Problem statement
Take the listing from its first line through the line that contains "2.5, 3.0, 3.5];" and please retype those lines exactly, leaving out the pictures.

↓

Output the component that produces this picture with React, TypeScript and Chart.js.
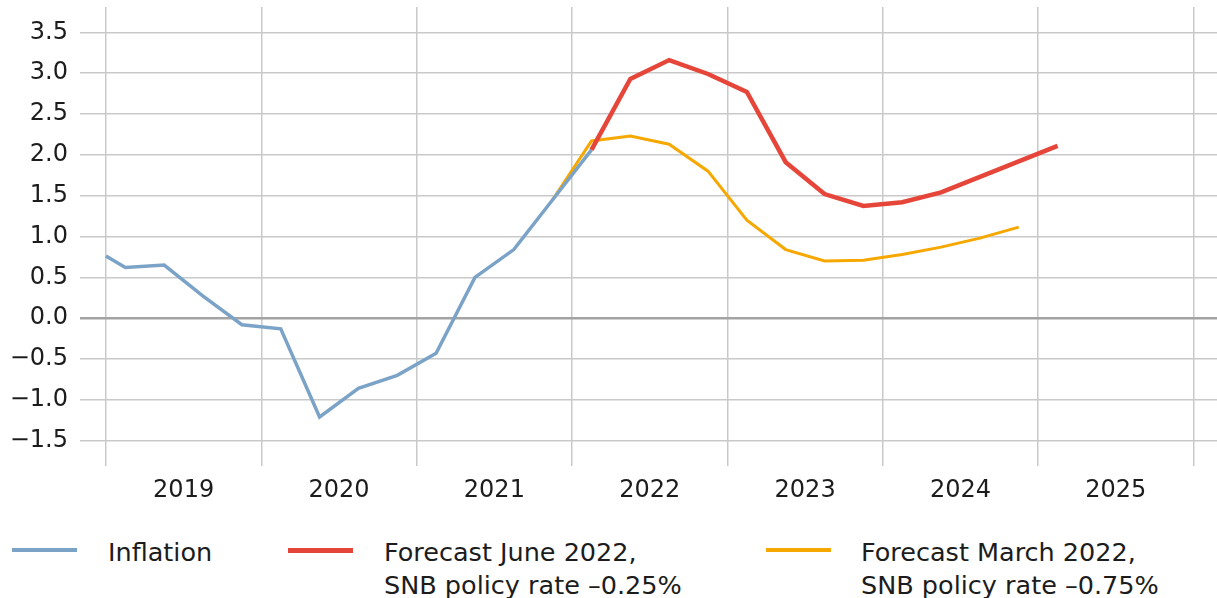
import React, { useEffect, useRef } from "react";
import { Chart, registerables } from "chart.js";

Chart.register(...registerables);

// ---- Data ----
const yearLabels = ["2019", "2020", "2021", "2022", "2023", "2024", "2025"];
const yTickValues = [-1.5, -1.0, -0.5, 0.0, 0.5, 1.0, 1.5, 2.0, 2.5, 3.0, 3.5];

// time in decimal years (quarter midpoints)
const inflationT = [2019.0, 2019.125, 2019.375, 2019.625, 2019.875, 2020.125, 2020.375, 2020.625, 2020.875, 2021.125, 2021.375, 2021.625, 2021.875, 2022.125];
const inflationV = [0.76, 0.62, 0.65, 0.27, -0.08, -0.13, -1.21, -0.86, -0.7, -0.43, 0.5, 0.84, 1.45, 2.06];

const juneT = [2022.125, 2022.375, 2022.625, 2022.875, 2023.125, 2023.375, 2023.625, 2023.875, 2024.125, 2024.375, 2024.625, 2024.875, 2025.125];
const juneV = [2.06, 2.93, 3.16, 2.99, 2.77, 1.91, 1.52, 1.375, 1.42, 1.54, 1.73, 1.92, 2.11];

const marchT = [2021.875, 2022.125, 2022.375, 2022.625, 2022.875, 2023.125, 2023.375, 2023.625, 2023.875, 2024.125, 2024.375, 2024.625, 2024.875];
const marchV = [1.45, 2.17, 2.23, 2.13, 1.8, 1.2, 0.84, 0.7, 0.71, 0.78, 0.87, 0.98, 1.115];

const seriesNames = ["Inflation", "Forecast June 2022,\nSNB policy rate –0.25%", "Forecast March 2022,\nSNB policy rate –0.75%"];

// ---- Styles ----
const BLUE = "#7ba3c8";
const RED = "#e6463a";
const ORANGE = "#f6a800";
const GRID = "#c9c9c9";
const ZERO = "#a3a3a3";
const TEXT = "#1c1c1c";
const FONT = "'DejaVu Sans', sans-serif";

const X_MIN = 2018.833;
const X_MAX = 2026.151;
const Y_MIN = -1.81;
const Y_MAX = 3.81;

const pts = (t: number[], v: number[]) => t.map((x, i) => ({ x, y: v[i] }));

const xTickValues: number[] = [];
yearLabels.forEach((y) => {
  const n = Number(y);
  xTickValues.push(n, n + 0.5);
});
xTickValues.push(Number(yearLabels[yearLabels.length - 1]) + 1);

export default function App() {
  const ref = useRef<HTMLCanvasElement>(null);

  useEffect(() => {
    if (!ref.current) return;
    const chart = new Chart(ref.current, {
      type: "line",
      data: {
        datasets: [
          {
            label: seriesNames[1],
            data: pts(juneT, juneV),
            borderColor: RED,
            backgroundColor: RED,
            borderWidth: 4.5,
            pointRadius: 0,
            tension: 0,
            order: 0,
          },
          {
            label: seriesNames[0],
            data: pts(inflationT, inflationV),
            borderColor: BLUE,
            backgroundColor: BLUE,
            borderWidth: 3.5,
            pointRadius: 0,
            tension: 0,
            order: 1,
          },
          {
            label: seriesNames[2],
            data: pts(marchT, marchV),
            borderColor: ORANGE,
            backgroundColor: ORANGE,
            borderWidth: 3,
            pointRadius: 0,
            tension: 0,
            order: 2,
          },
        ],
      },
      options: {
        animation: false,
        responsive: true,
        maintainAspectRatio: false,
        layout: { padding: { top: 7, left: 0, right: 0, bottom: 0 } },
        plugins: { legend: { display: false }, tooltip: { enabled: false } },
        scales: {
          x: {
            type: "linear",
            min: X_MIN,
            max: X_MAX,
            afterBuildTicks: (s: any) => {
              s.ticks = xTickValues.map((value) => ({ value }));
            },
            afterFit: (s: any) => {
              s.height = 54;
              s.paddingLeft = 0;
              s.paddingRight = 0;
            },
            border: { display: false },
            grid: {
              drawTicks: false,
              lineWidth: 1.5,
              color: (c: any) =>
                c.tick && Number.isInteger(c.tick.value) ? GRID : "rgba(0,0,0,0)",
            },
            ticks: {
              autoSkip: false,
              maxRotation: 0,
              minRotation: 0,
              padding: 10,
              color: TEXT,
              font: { family: FONT, size: 24 },
              callback: (v: any) => {
                const n = Number(v);
                if (Number.isInteger(n)) return "";
                return yearLabels[Math.floor(n) - Number(yearLabels[0])] ?? "";
              },
            },
          },
          y: {
            type: "linear",
            min: Y_MIN,
            max: Y_MAX,
            afterBuildTicks: (s: any) => {
              s.ticks = yTickValues.map((value) => ({ value }));
            },
            afterFit: (s: any) => {
              s.width = 80;
              s.paddingTop = 0;
              s.paddingBottom = 0;
            },
            border: { display: false },
            grid: {
              drawTicks: false,
              color: (c: any) => (c.tick && c.tick.value === 0 ? ZERO : GRID),
              lineWidth: (c: any) => (c.tick && c.tick.value === 0 ? 2.5 : 1.5),
            },
            ticks: {
              padding: 12,
              color: TEXT,
              font: { family: FONT, size: 24 },
              callback: (v: any) => Number(v).toFixed(1).replace("-", "−"),
            },
          },
        },
      },
    });
    return () => chart.destroy();
  }, []);

  const legendText: React.CSSProperties = {
    position: "absolute",
    top: 536,
    fontFamily: FONT,
    fontSize: 25.5,
    lineHeight: "33px",
    color: TEXT,
    whiteSpace: "pre",
  };
  const swatch = (left: number, color: string, h: number): React.CSSProperties => ({
    position: "absolute",
    left,
    top: 550 - h / 2,
    width: 65,
    height: h,
    background: color,
  });

  return (
    <div
      style={{
        position: "absolute",
        left: 0,
        top: 0,
        width: 1217,
        height: 598,
        background: "#fff",
        overflow: "hidden",
      }}
    >
      <div style={{ position: "absolute", left: 0, top: 0, width: 1217, height: 520 }}>
        <canvas ref={ref} />
      </div>
      <div style={swatch(12, BLUE, 4)} />
      <div style={{ ...legendText, left: 108 }}>{seriesNames[0]}</div>
      <div style={swatch(288, RED, 5)} />
      <div style={{ ...legendText, left: 384 }}>{seriesNames[1]}</div>
      <div style={swatch(766, ORANGE, 4)} />
      <div style={{ ...legendText, left: 861 }}>{seriesNames[2]}</div>
    </div>
  );
}
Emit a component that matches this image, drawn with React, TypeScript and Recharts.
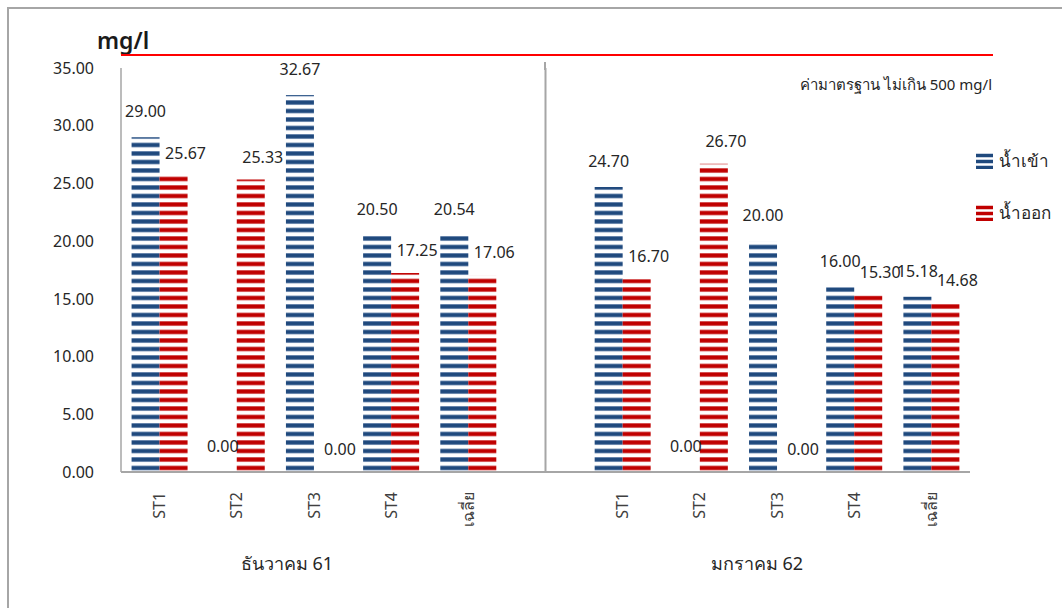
import React from 'react';
import { BarChart, Bar, XAxis, YAxis, ReferenceLine, LabelList } from 'recharts';

const stations = ['ST1', 'ST2', 'ST3', 'ST4', 'เฉลี่ย'];
const months = ['ธันวาคม 61', 'มกราคม 62'];
const decInflow = [29.0, 0, 32.67, 20.5, 20.54];
const decOutflow = [25.67, 25.33, 0, 17.25, 17.06];
const janInflow = [24.7, 0, 20.0, 16.0, 15.18];
const janOutflow = [16.7, 26.7, 0, 15.3, 14.68];
const yTicks = [0, 5, 10, 15, 20, 25, 30, 35];
const seriesNames = ['น้ำเข้า', 'น้ำออก'];

const BLUE = '#1f497d';
const BLUE_EDGE = '#8fa6c6';
const RED = '#c00000';
const RED_EDGE = '#e08080';
const FONT = '"Noto Sans", "Open Sans", sans-serif';

// one empty slot between the two months holds the divider line
const rows = [
  ...stations.map((s, i) => ({ key: `dec-${i}`, name: s, inflow: decInflow[i], outflow: decOutflow[i] })),
  { key: 'gap', name: '', inflow: null, outflow: null },
  ...stations.map((s, i) => ({ key: `jan-${i}`, name: s, inflow: janInflow[i], outflow: janOutflow[i] })),
];
const nameByKey: Record<string, string> = Object.fromEntries(rows.map((r) => [r.key, r.name]));

const makeLabel = (dx: number, dy: number) => (props: any) => {
  const { x, y, width, height, value } = props;
  if (value === null || value === undefined) return null;
  // zero bars keep a 1px stub so their label still gets a position; anchor it on the baseline
  const top = Number(value) === 0 ? Number(y) + Number(height) : Number(y);
  return (
    <text
      x={Number(x) + Number(width) / 2 + dx}
      y={top + dy}
      textAnchor="middle"
      dominantBaseline="central"
      fontSize={16}
      fontFamily={FONT}
      fill="#262626"
    >
      {Number(value).toFixed(2)}
    </text>
  );
};

const StationTick = (props: any) => {
  const { x, y, payload } = props;
  const label = nameByKey[payload.value] ?? '';
  return (
    <g transform={`translate(${x},${y})`}>
      <text
        x={0}
        y={0}
        dy="0.35em"
        textAnchor="end"
        transform="rotate(-90)"
        fontSize={16}
        fontFamily={FONT}
        fill="#404040"
      >
        {label}
      </text>
    </g>
  );
};

const StripeIcon = ({ color, edge }: { color: string; edge: string }) => (
  <svg width={17} height={17} style={{ display: 'block' }}>
    {[2, 8, 14].map((y) => (
      <g key={y}>
        <rect x={0} y={y - 0.5} width={17} height={4} fill={edge} />
        <rect x={0} y={y} width={17} height={3} fill={color} />
      </g>
    ))}
  </svg>
);

const text = (style: React.CSSProperties): React.CSSProperties => ({
  position: 'absolute',
  fontFamily: FONT,
  whiteSpace: 'nowrap',
  lineHeight: 1,
  ...style,
});

export default function App() {
  return (
    <div style={{ position: 'absolute', left: 0, top: 0, width: 1062, height: 608, background: '#fff', overflow: 'hidden' }}>
      <div style={{ position: 'absolute', left: 7, top: 7, width: 1100, height: 700, borderLeft: '2px solid #a6a6a6', borderTop: '2px solid #a6a6a6' }} />
      <div style={{ position: 'absolute', left: 544, top: 62, width: 2, height: 8, background: '#a6a6a6' }} />

      <BarChart
        width={1062}
        height={608}
        data={rows}
        margin={{ top: 68, right: 92, bottom: 0, left: 0 }}
        barCategoryGap="13.7%"
        barGap={0}
      >
        <defs>
          <pattern id="stripeBlue" patternUnits="userSpaceOnUse" width={8} height={8.5} y={6.6}>
            <rect x={0} y={0} width={8} height={4.8} fill={BLUE_EDGE} />
            <rect x={0} y={0.5} width={8} height={3.8} fill={BLUE} />
          </pattern>
          <pattern id="stripeRed" patternUnits="userSpaceOnUse" width={8} height={8.5} y={6.6}>
            <rect x={0} y={0} width={8} height={4.8} fill={RED_EDGE} />
            <rect x={0} y={0.5} width={8} height={3.8} fill={RED} />
          </pattern>
        </defs>
        <XAxis
          dataKey="key"
          height={136}
          tickLine={false}
          tickSize={0}
          tickMargin={20}
          interval={0}
          axisLine={{ stroke: '#a6a6a6', strokeWidth: 2 }}
          tick={<StationTick />}
        />
        <YAxis
          width={121}
          domain={[0, 35]}
          ticks={yTicks}
          tickFormatter={(v: number) => v.toFixed(2)}
          tickLine={false}
          tickSize={0}
          tickMargin={27}
          axisLine={{ stroke: '#a6a6a6', strokeWidth: 1.5 }}
          tick={{ fontSize: 16, fontFamily: FONT, fill: '#262626' }}
        />
        <ReferenceLine x="gap" stroke="#a6a6a6" strokeWidth={2} />
        <Bar dataKey="inflow" name={seriesNames[0]} fill="url(#stripeBlue)" minPointSize={1} isAnimationActive={false}>
          <LabelList dataKey="inflow" content={makeLabel(0, -26)} />
        </Bar>
        <Bar dataKey="outflow" name={seriesNames[1]} fill="url(#stripeRed)" minPointSize={1} isAnimationActive={false}>
          <LabelList dataKey="outflow" content={makeLabel(12, -23)} />
        </Bar>
      </BarChart>

      <div style={text({ left: 97, top: 29, fontSize: 23, fontWeight: 600, color: '#1a1a1a' })}>mg/l</div>
      <div style={{ position: 'absolute', left: 121, top: 54, width: 872, height: 2, background: '#ff0000' }} />
      <div style={text({ right: 1062 - 992, top: 77, fontSize: 15, color: '#262626' })}>
        ค่ามาตรฐาน ไม่เกิน 500 mg/l
      </div>

      <div style={text({ left: 287, top: 554, fontSize: 18, color: '#262626', transform: 'translateX(-50%)' })}>{months[0]}</div>
      <div style={text({ left: 757, top: 554, fontSize: 18, color: '#262626', transform: 'translateX(-50%)' })}>{months[1]}</div>

      <div style={{ position: 'absolute', left: 976, top: 150 }}>
        {[
          { name: seriesNames[0], color: BLUE, edge: BLUE_EDGE },
          { name: seriesNames[1], color: RED, edge: RED_EDGE },
        ].map((s) => (
          <div key={s.name} style={{ display: 'flex', alignItems: 'center', height: 20, marginBottom: 32 }}>
            <StripeIcon color={s.color} edge={s.edge} />
            <span style={{ marginLeft: 6, fontFamily: FONT, fontSize: 17, color: '#262626', whiteSpace: 'nowrap' }}>{s.name}</span>
          </div>
        ))}
      </div>
    </div>
  );
}
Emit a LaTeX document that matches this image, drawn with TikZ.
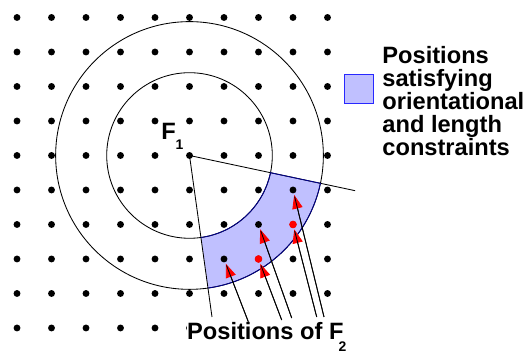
\documentclass[tikz,border=0pt]{standalone}
\usepackage{fontspec}
\setmainfont{Liberation Sans}
\usetikzlibrary{arrows.meta,positioning,calc}
\definecolor{regionfill}{RGB}{192,192,255}
\definecolor{regionedge}{RGB}{0,0,140}
\definecolor{keyedge}{RGB}{40,40,255}

\begin{document}
\begin{tikzpicture}[line width=.7pt,
  gridpt/.style={circle,fill=black,inner sep=0pt,minimum size=2mm},
  hitpt/.style={circle,fill=red,inner sep=0pt,minimum size=2.2mm},
  f2arrow/.style={-{Triangle[red,length=4mm,width=3mm]},shorten >=1pt},
  lbl/.style={font=\fontsize{19.5}{19}\selectfont\bfseries,inner sep=0pt}]
\useasboundingbox (-.493,-.696) rectangle (14.783,9.507);
% region between the two radii and the two directions
\fill[regionfill] ($(5,5)+(-82:2.4)$) arc[start angle=-82,end angle=-12,radius=2.4]
  -- ($(5,5)+(-12:3.88)$) arc[start angle=-12,end angle=-82,radius=3.88] -- cycle;
\draw (5,5) circle(2.4) (5,5) circle(3.88);
\coordinate (wedgeend) at (9.80,3.98);
\coordinate (lblend) at (5.652,.319);
\draw (5,5) -- (wedgeend) (5,5) -- (lblend);
\draw[regionedge] ($(5,5)+(-82:2.4)$) arc[start angle=-82,end angle=-12,radius=2.4]
  -- ($(5,5)+(-12:3.88)$) arc[start angle=-12,end angle=-82,radius=3.88];
% lattice
\foreach \i in {0,...,9}
  \foreach \j in {0,...,9}
    \node[gridpt] (d\i\j) at (\i,\j) {};
\node[hitpt] at (d72) {};
\node[hitpt] at (d83) {};
% labels
\node[lbl,anchor=base west] (f1) at (4.17,5.47) {F\raisebox{-8.8pt}{\fontsize{11.5}{11.5}\selectfont 1}};
\node[lbl,anchor=base west,fill=white] (f2) at (4.92,-.327) {Positions of F\hspace{-4pt}\raisebox{-10pt}{\fontsize{11.5}{11.5}\selectfont 2}};
\node[minimum size=8.4mm,inner sep=0pt,fill=regionfill,draw=keyedge] (key) at (9.91,6.93) {};
\node[lbl,anchor=north west,align=left] (keytext) at (10.58,8.17) {Positions\\satisfying\\orientational\\and length\\constraints};
% candidate positions of F2
\coordinate (a1) at (6.704,.183);
\coordinate (a2) at (7.672,.232);
\coordinate (a3) at (7.962,.290);
\coordinate (a4) at (8.687,.319);
\coordinate (a5) at (8.899,.319);
\foreach \a/\d in {a1/d62,a2/d72,a3/d73,a4/d83,a5/d84}{
  \draw[f2arrow] (\a) -- (\d);
  \draw[shorten >=2.5pt] (\a) -- (\d);
}
\end{tikzpicture}
\end{document}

↑

The response
Output the component that produces this picture with React, TypeScript and Chart.js.
import React, { useEffect, useRef } from "react";
import { Chart, registerables } from "chart.js";

Chart.register(...registerables);

// ---- Data ----
const yearLabels = ["2019", "2020", "2021", "2022", "2023", "2024", "2025"];
const yTickValues = [-1.5, -1.0, -0.5, 0.0, 0.5, 1.0, 1.5, 2.0, 2.5, 3.0, 3.5];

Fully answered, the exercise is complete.